■ **WORK TO DO**
Retype exactly the lines from the first one through the line with "(subkop) at (381,12)", including both ends; skip any pictures.

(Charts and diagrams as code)
==========

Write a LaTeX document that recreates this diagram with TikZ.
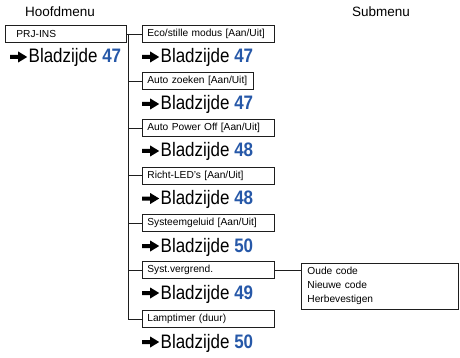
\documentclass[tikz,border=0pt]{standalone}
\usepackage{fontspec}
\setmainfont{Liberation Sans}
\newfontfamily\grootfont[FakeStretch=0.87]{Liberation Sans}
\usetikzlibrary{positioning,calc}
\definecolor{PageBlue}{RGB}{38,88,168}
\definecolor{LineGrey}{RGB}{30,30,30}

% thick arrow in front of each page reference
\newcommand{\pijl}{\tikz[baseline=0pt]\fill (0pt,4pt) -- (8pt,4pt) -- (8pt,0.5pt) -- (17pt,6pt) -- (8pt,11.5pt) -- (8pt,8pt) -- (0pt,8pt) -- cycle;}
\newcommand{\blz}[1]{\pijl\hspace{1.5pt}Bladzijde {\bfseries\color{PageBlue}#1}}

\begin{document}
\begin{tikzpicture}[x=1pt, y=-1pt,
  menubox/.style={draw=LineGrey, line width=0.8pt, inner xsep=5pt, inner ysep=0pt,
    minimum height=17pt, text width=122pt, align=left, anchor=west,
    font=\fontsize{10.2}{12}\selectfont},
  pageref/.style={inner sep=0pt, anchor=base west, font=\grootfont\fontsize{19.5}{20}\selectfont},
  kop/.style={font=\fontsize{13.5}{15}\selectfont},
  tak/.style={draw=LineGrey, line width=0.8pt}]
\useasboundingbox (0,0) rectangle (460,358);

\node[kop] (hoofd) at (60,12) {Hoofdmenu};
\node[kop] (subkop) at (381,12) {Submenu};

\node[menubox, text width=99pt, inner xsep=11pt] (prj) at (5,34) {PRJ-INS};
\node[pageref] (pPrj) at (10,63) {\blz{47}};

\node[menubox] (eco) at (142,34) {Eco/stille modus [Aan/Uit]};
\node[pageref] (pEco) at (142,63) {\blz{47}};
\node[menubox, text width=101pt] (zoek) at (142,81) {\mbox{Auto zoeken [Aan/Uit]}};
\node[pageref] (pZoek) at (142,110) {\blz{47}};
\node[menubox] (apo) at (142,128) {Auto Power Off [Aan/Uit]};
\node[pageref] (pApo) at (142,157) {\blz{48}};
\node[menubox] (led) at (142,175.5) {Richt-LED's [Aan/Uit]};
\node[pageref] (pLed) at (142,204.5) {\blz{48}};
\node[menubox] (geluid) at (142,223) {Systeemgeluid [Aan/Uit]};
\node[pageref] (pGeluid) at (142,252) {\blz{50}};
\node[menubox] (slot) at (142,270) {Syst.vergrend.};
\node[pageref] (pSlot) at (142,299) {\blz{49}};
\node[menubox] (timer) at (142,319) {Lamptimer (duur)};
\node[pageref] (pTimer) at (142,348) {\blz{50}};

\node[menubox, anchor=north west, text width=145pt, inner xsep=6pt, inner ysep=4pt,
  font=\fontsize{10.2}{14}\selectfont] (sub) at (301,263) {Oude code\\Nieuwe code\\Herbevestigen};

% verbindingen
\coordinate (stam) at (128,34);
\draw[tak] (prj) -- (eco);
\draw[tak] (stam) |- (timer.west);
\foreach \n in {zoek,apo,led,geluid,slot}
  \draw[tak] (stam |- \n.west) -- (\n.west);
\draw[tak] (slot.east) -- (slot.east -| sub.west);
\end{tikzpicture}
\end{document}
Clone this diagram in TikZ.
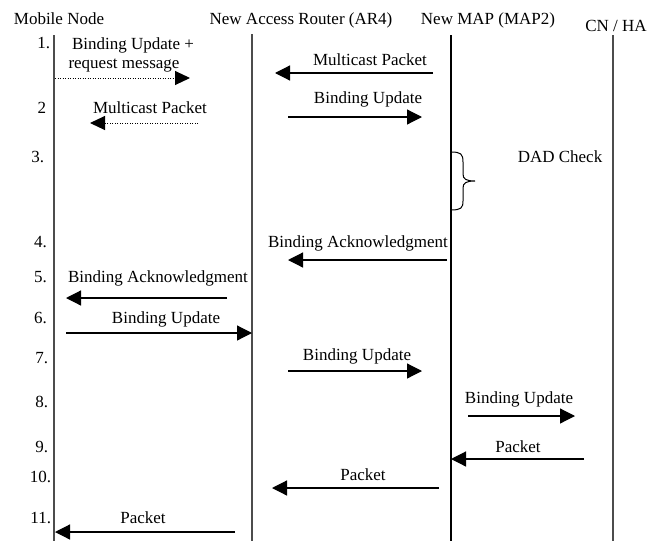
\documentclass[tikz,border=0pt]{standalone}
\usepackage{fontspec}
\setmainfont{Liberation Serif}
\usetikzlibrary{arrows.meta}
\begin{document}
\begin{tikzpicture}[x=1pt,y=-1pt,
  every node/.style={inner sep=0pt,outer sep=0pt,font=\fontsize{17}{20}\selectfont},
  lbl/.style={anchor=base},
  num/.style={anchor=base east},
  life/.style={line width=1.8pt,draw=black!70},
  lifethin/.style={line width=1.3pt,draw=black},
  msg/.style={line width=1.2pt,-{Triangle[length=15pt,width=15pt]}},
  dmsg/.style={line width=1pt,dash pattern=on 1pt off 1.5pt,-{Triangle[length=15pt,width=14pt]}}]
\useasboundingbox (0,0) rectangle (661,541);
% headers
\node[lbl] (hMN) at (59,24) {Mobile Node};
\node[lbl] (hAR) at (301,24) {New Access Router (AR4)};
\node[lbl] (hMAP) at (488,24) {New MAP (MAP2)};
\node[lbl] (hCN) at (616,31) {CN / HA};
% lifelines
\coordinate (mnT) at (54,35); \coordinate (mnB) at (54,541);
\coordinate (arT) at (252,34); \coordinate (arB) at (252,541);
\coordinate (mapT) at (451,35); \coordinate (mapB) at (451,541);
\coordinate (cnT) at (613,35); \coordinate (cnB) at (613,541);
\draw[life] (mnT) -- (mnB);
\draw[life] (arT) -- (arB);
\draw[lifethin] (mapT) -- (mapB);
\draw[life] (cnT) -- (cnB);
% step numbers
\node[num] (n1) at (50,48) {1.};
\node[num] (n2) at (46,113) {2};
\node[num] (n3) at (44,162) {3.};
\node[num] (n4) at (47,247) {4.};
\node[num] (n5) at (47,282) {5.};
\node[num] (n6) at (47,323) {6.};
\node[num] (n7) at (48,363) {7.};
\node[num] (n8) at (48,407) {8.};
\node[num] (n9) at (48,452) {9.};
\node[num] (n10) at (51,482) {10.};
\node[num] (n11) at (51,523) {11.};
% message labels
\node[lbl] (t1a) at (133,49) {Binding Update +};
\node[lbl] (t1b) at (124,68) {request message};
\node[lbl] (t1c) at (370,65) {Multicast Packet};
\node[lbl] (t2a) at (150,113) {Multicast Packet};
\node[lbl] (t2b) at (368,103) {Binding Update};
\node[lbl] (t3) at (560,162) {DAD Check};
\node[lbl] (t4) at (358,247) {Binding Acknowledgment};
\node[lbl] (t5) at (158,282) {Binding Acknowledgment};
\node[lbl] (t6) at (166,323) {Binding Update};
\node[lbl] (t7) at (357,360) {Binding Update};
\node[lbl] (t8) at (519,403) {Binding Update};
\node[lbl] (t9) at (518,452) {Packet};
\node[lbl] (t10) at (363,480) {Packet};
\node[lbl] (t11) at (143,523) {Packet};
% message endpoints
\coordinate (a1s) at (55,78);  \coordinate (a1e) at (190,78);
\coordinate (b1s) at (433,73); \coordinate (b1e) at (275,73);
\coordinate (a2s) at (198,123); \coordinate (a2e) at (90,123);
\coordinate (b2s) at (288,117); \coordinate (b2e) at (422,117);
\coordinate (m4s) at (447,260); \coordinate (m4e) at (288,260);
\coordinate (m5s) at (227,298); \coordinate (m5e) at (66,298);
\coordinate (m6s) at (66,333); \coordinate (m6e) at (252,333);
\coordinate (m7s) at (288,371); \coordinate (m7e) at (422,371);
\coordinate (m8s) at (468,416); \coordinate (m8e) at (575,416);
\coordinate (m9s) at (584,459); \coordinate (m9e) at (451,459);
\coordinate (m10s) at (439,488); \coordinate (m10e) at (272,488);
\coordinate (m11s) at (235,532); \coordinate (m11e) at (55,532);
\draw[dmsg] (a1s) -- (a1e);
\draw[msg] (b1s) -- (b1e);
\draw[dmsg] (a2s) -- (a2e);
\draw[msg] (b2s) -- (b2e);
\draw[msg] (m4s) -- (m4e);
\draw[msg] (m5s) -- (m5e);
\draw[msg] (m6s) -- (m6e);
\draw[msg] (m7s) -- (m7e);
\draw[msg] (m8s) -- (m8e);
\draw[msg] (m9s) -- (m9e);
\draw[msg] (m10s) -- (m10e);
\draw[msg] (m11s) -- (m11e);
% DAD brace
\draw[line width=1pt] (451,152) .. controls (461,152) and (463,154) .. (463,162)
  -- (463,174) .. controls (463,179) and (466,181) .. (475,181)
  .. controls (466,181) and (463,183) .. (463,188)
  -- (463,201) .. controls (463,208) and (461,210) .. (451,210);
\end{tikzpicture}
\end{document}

==========

■ **EXPECTED OUTPUT**
Write a LaTeX document that recreates this diagram with TikZ.
\documentclass[tikz,border=0pt]{standalone}
\usepackage{fontspec}
\setmainfont{Liberation Sans}
\newfontfamily\grootfont[FakeStretch=0.87]{Liberation Sans}
\usetikzlibrary{positioning,calc}
\definecolor{PageBlue}{RGB}{38,88,168}
\definecolor{LineGrey}{RGB}{30,30,30}

% thick arrow in front of each page reference
\newcommand{\pijl}{\tikz[baseline=0pt]\fill (0pt,4pt) -- (8pt,4pt) -- (8pt,0.5pt) -- (17pt,6pt) -- (8pt,11.5pt) -- (8pt,8pt) -- (0pt,8pt) -- cycle;}
\newcommand{\blz}[1]{\pijl\hspace{1.5pt}Bladzijde {\bfseries\color{PageBlue}#1}}

\begin{document}
\begin{tikzpicture}[x=1pt, y=-1pt,
  menubox/.style={draw=LineGrey, line width=0.8pt, inner xsep=5pt, inner ysep=0pt,
    minimum height=17pt, text width=122pt, align=left, anchor=west,
    font=\fontsize{10.2}{12}\selectfont},
  pageref/.style={inner sep=0pt, anchor=base west, font=\grootfont\fontsize{19.5}{20}\selectfont},
  kop/.style={font=\fontsize{13.5}{15}\selectfont},
  tak/.style={draw=LineGrey, line width=0.8pt}]
\useasboundingbox (0,0) rectangle (460,358);

\node[kop] (hoofd) at (60,12) {Hoofdmenu};
\node[kop] (subkop) at (381,12) {Submenu};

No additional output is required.